Gregory: É verdade. Acho que o gênero está se abrindo. O jazz já é um gênero bastante amplo, o guarda-chuva de definições do jazz é enorme. E eu gosto e tenho orgulho de fazer parte disso. Gosto do fato de que a minha expressão mais soul é válida e apreciada por fãs de jazz do mundo todo. Eu pensei que talvez essa fosse a hora mais propícia para mim, porque antes disso, houve momentos na minha carreira em que ouvi “isso não é jazz puro, você é um cantor de R&B”. Pra mim, isso é um elogio – assim como seria se me chamassem de “cantor de blues”, “cantor de soul”, “cantor gospel”. Mas sinto que os ouvintes de jazz estão se abrindo para seus primos mais próximos. É curioso, o jazz sempre foi aberto a outros estilos, como música indiana, folk e tudo mais. Porém, com o gospel, o soul, o blues, que são seus parentes mais próximos, isso não acontecia. Entende o que digo?

TMDQA!: Sim, claro.

Gregory: Isso está mudando um pouco.

TMDQA!: Que ótimo. Só pra encerrar, o nome do nosso site tem a ver com a nossa proximidade com as músicas que nos acompanham ao longo dos anos. Sempre perguntamos aos artistas quais são os discos das suas vidas, porém, como estamos falando tanto do Nat King Cole, queria saber qual é o disco dele que mais te impactou e mais esteve presente na sua vida.

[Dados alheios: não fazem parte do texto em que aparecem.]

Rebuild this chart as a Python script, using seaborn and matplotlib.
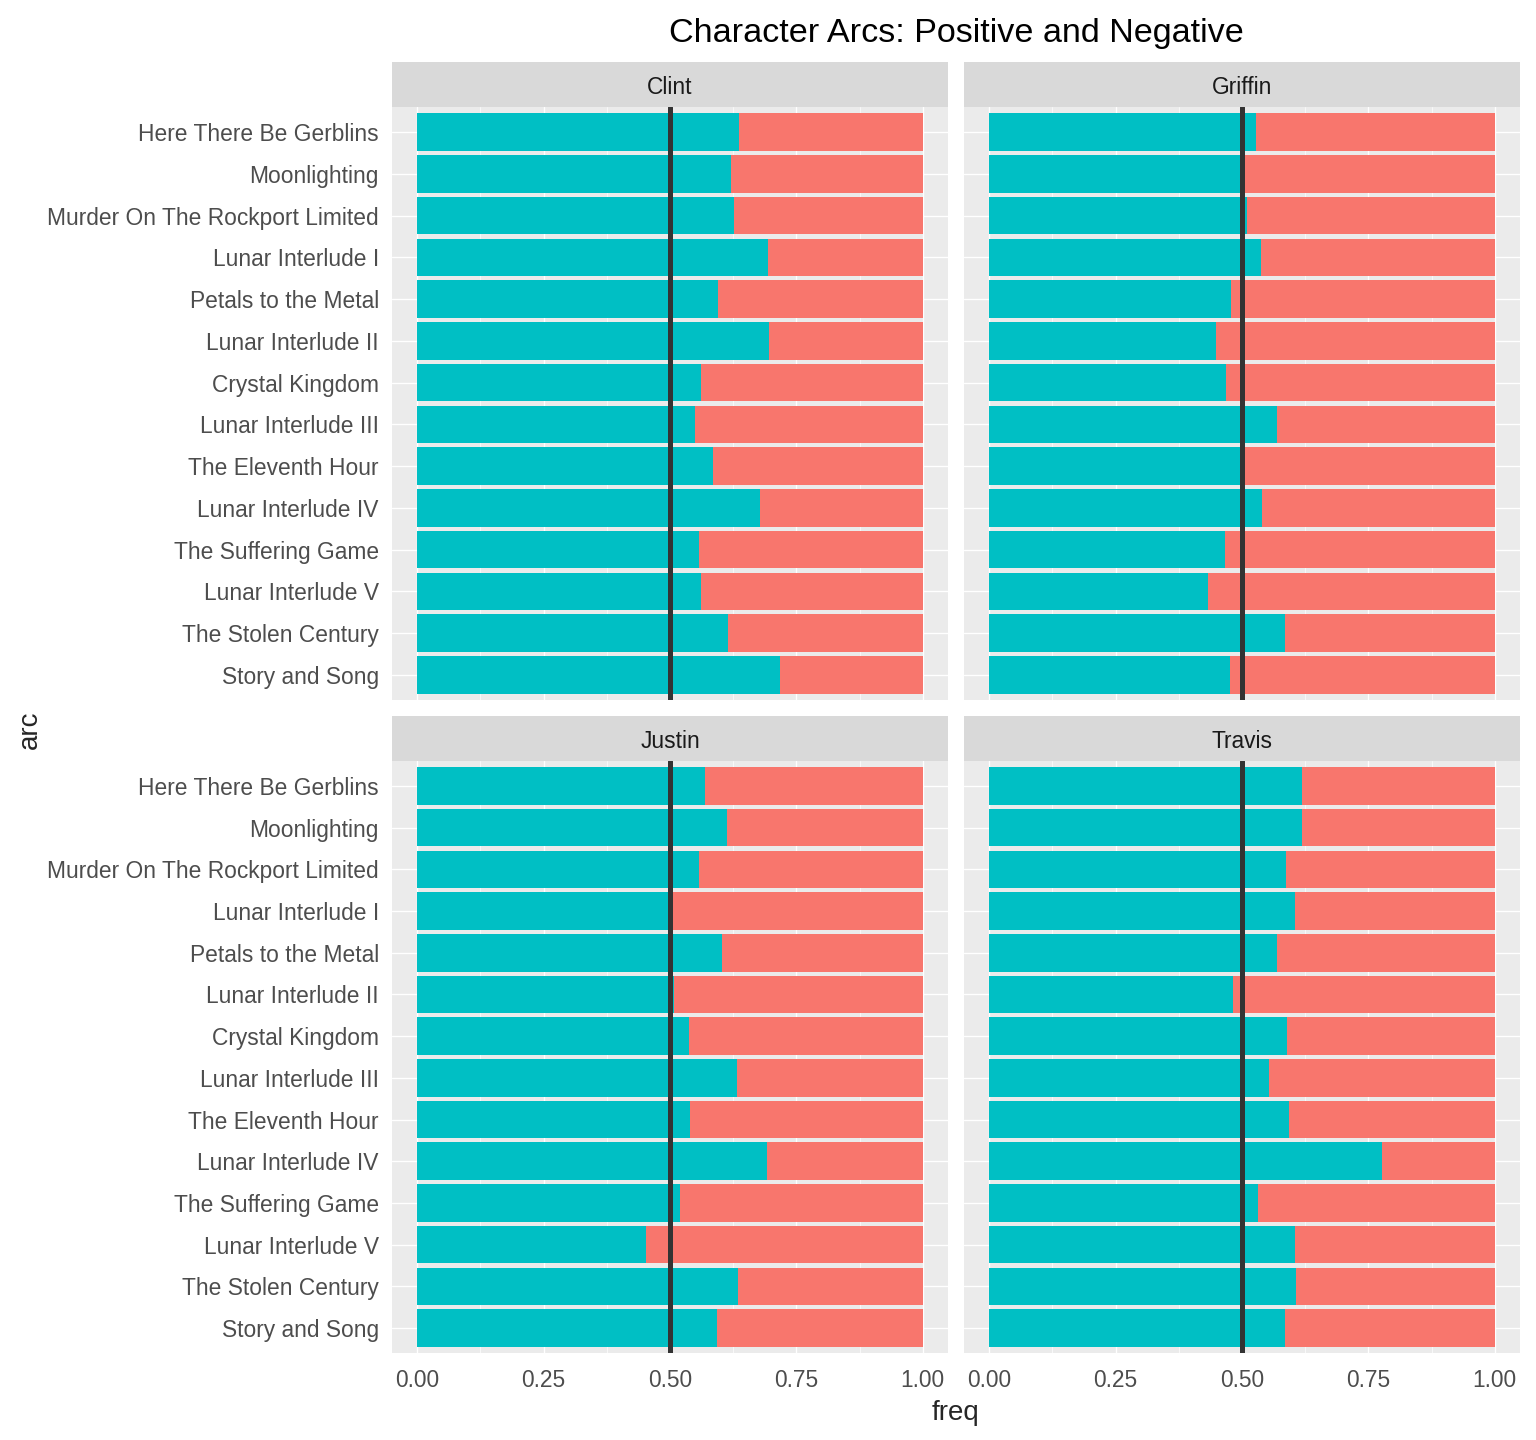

Gregory: “Love is the thing” é um que… É um disco que está comigo há muito tempo. “After midnight” também, eu colocava sempre, mas “Love is the thing” eu ouvia antes. E essa é a coisa mais legal da música do Nat: à medida que vou envelhecendo, a música ganha outro significado, eu passo a entender ela de outra maneira do que quando tinha 10, 15, 35 anos. E ela esteve presente comigo em muitos momentos, passando pela morte da minha mãe, o nascimento do meu filho, o casamento com a minha esposa… Essa certamente foi a trilha sonora da minha vida. É um privilégio pra mim poder dar a minha interpretação a canções que foram tão importantes pra mim.